How often do you send out invoices? Many businesses only invoice clients at the end of the month. Why? It’s always been that way. There’s a flaw in that process.

Billing weekly can significantly improve the timing of payments.

If you have the staff that are able to invoice weekly you’ll have a major improvement in cash flow over monthly billing.

According to Vistr, if you issue invoices on the same day each week, the data suggests you should send invoices on the weekends to get paid faster.

3. Bill Immediately at Project Completion

If you finish a job on the fifth of the month but you don’t send out the invoice until the end of the month, and the client pays you 30 days later, you’re not going to get paid for 55 days. You probably have payroll at least three - four times during those 55 days.

You should invoice the client as soon as possible, weekly, at milestones, or as soon as the job is done. As soon as you finish a job, bill the client. The same or next day if you want to get your money faster. If you have service people working in the field, get them a Square™ account so you can get paid before they leave the job site.

If you focus on getting your money faster, you’ll be well on your way to improving your cash flow.

4. Bill Milestones, If You Can't Bill Weekly

When retainer or weekly billing won’t work for you, milestone billing is the next best way to help stay cash flow-positive throughout the course of a large project.

Timing and the amount of the payments should be based upon something material you could point to.

The payment schedule should allow you to stay cash flow positive as you move through each stage of the job.
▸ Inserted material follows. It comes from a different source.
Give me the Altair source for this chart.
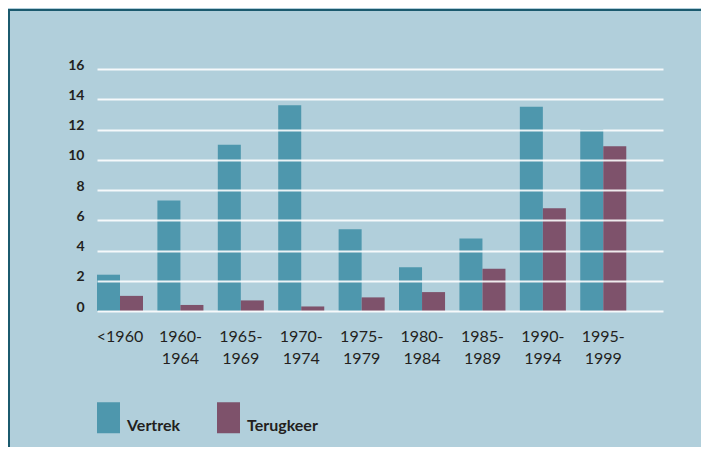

This is the key to give you enough working capital to keep investing in the next phase of the project (e.g. planning, design, development and implementation).

Start with a mindset that you need to stay ahead of your out-of-pocket costs. That means getting 50% upfront and get the other 50% front loaded into major milestones.

The goal is to leave the smallest percentage for the final payment, when most of the problems arise.

» "Fundbox‘s own research shows that 64% of small businesses are affected by late payments."

Get Cash Before Payroll

In the ideal world, you get cash from your customers on a project before having to pay payroll related to that project. That’s the holy grail of cash management — but it's not always possible in every industry and business model.

But you can shrink the time between when you get paid and when you have to pay payroll. This has a material impact on cash flow. The bigger and more successful you are, the more important that becomes. Why? Bigger companies need more cash to survive and the cash flow risks are greater.

Whether you're a $500,000 company or a $5 million company, you have to make every payroll. A big reason why so many small businesses fail, is because they spend their time chasing cash just so they can make the next payroll.

“Here is the best part about cash flow maximization strategies of reducing expenses, reducing receivable days, reducing inventory days, or increasing payable days: Very small changes can have enormous ramifications on your cash flow.”

- Cunningham, Keith J. (2012). The Ultimate Blueprint for an Insanely Successful Business

Project Cash Flow Timeline Example

Here is an example of the impact on cash flow just by changing two business practices:

Project Cash Flow Timeline Example

By getting a larger deposit upfront and delaying payroll two weeks, you can more than double your average cash balance. If you did that on every job, it's huge for a small business!